Its treatment of Custer and the flow of events generally is much more cavalier. Washita (1868) and Little Bighorn (1876) appear to be only months apart. In fact, they were eight years apart. The lunatic Custer on the battlefield is intended to be satiric, not accurate. The anti-military feeling is pure 1970s, although it is surprisingly similar to Dances With Wolves more than twenty years later. How much you enjoy this movie will depend on how you feel about the 1970s as a film era generally.
This and Bonnie and Clyde (1967) are generally seen as the high points of Arthur Penn’s directing career. Little Big Man‘s revisionism was not universally well-received on its release. Vincent Canby of the New York Times complained that the film “wears its social concerns so blatantly that they look like war paint.” Pauline Kael, who had championed the violent Bonnie and Clyde, thought that Little Big Man was a “hip epic” and “just crude, ideological filmmaking.” However, it was generally a critical and box-office success in 1970. More than 40 years later there seems to be a little creaking in the Vietnam-era joints.

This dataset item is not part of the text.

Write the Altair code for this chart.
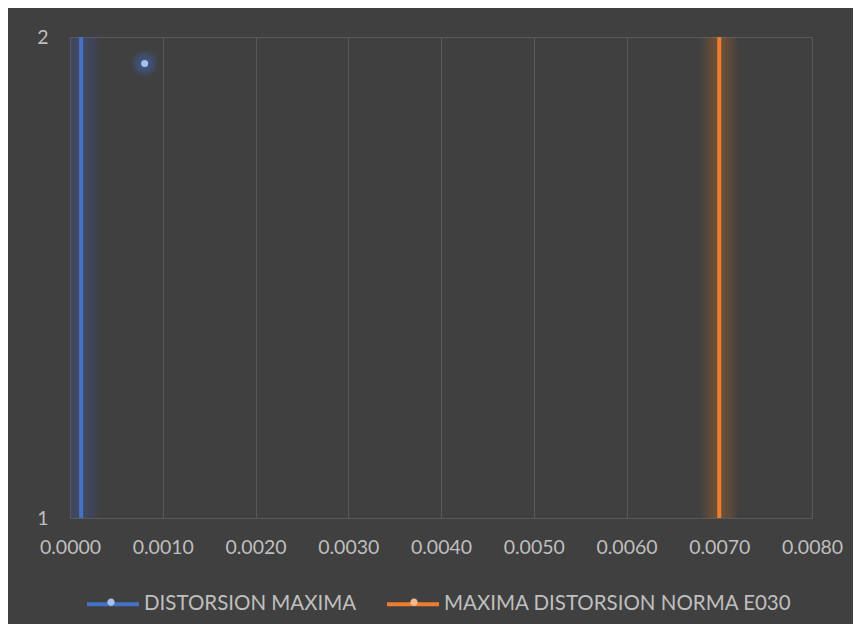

In the novel, the old Indian dies at the end. Penn deliberately decided against playing it that way. “We thought long and hard about this and in the first draft of the script he does die, but this death would have introduced an element of sadness into the film and we didn’t want this. The film would have become dramatic, even melodramatic, instead of being picaresque. I also wanted to show that not only were the Indians going to be destroyed, but they were also condemned to live. On the whole, audiences like their entertainment dramatically compact and homogenous, but I want the opposite. A film should remain free and open, not with everything defined and resolved.”
The real Little Big Man, Oglala Sioux.
Historical Note: The real Little Big Man was not a Cheyenne or a white man, but an Oglala Sioux, related to Crazy Horse and involved in his death at Fort Robinson in 1877.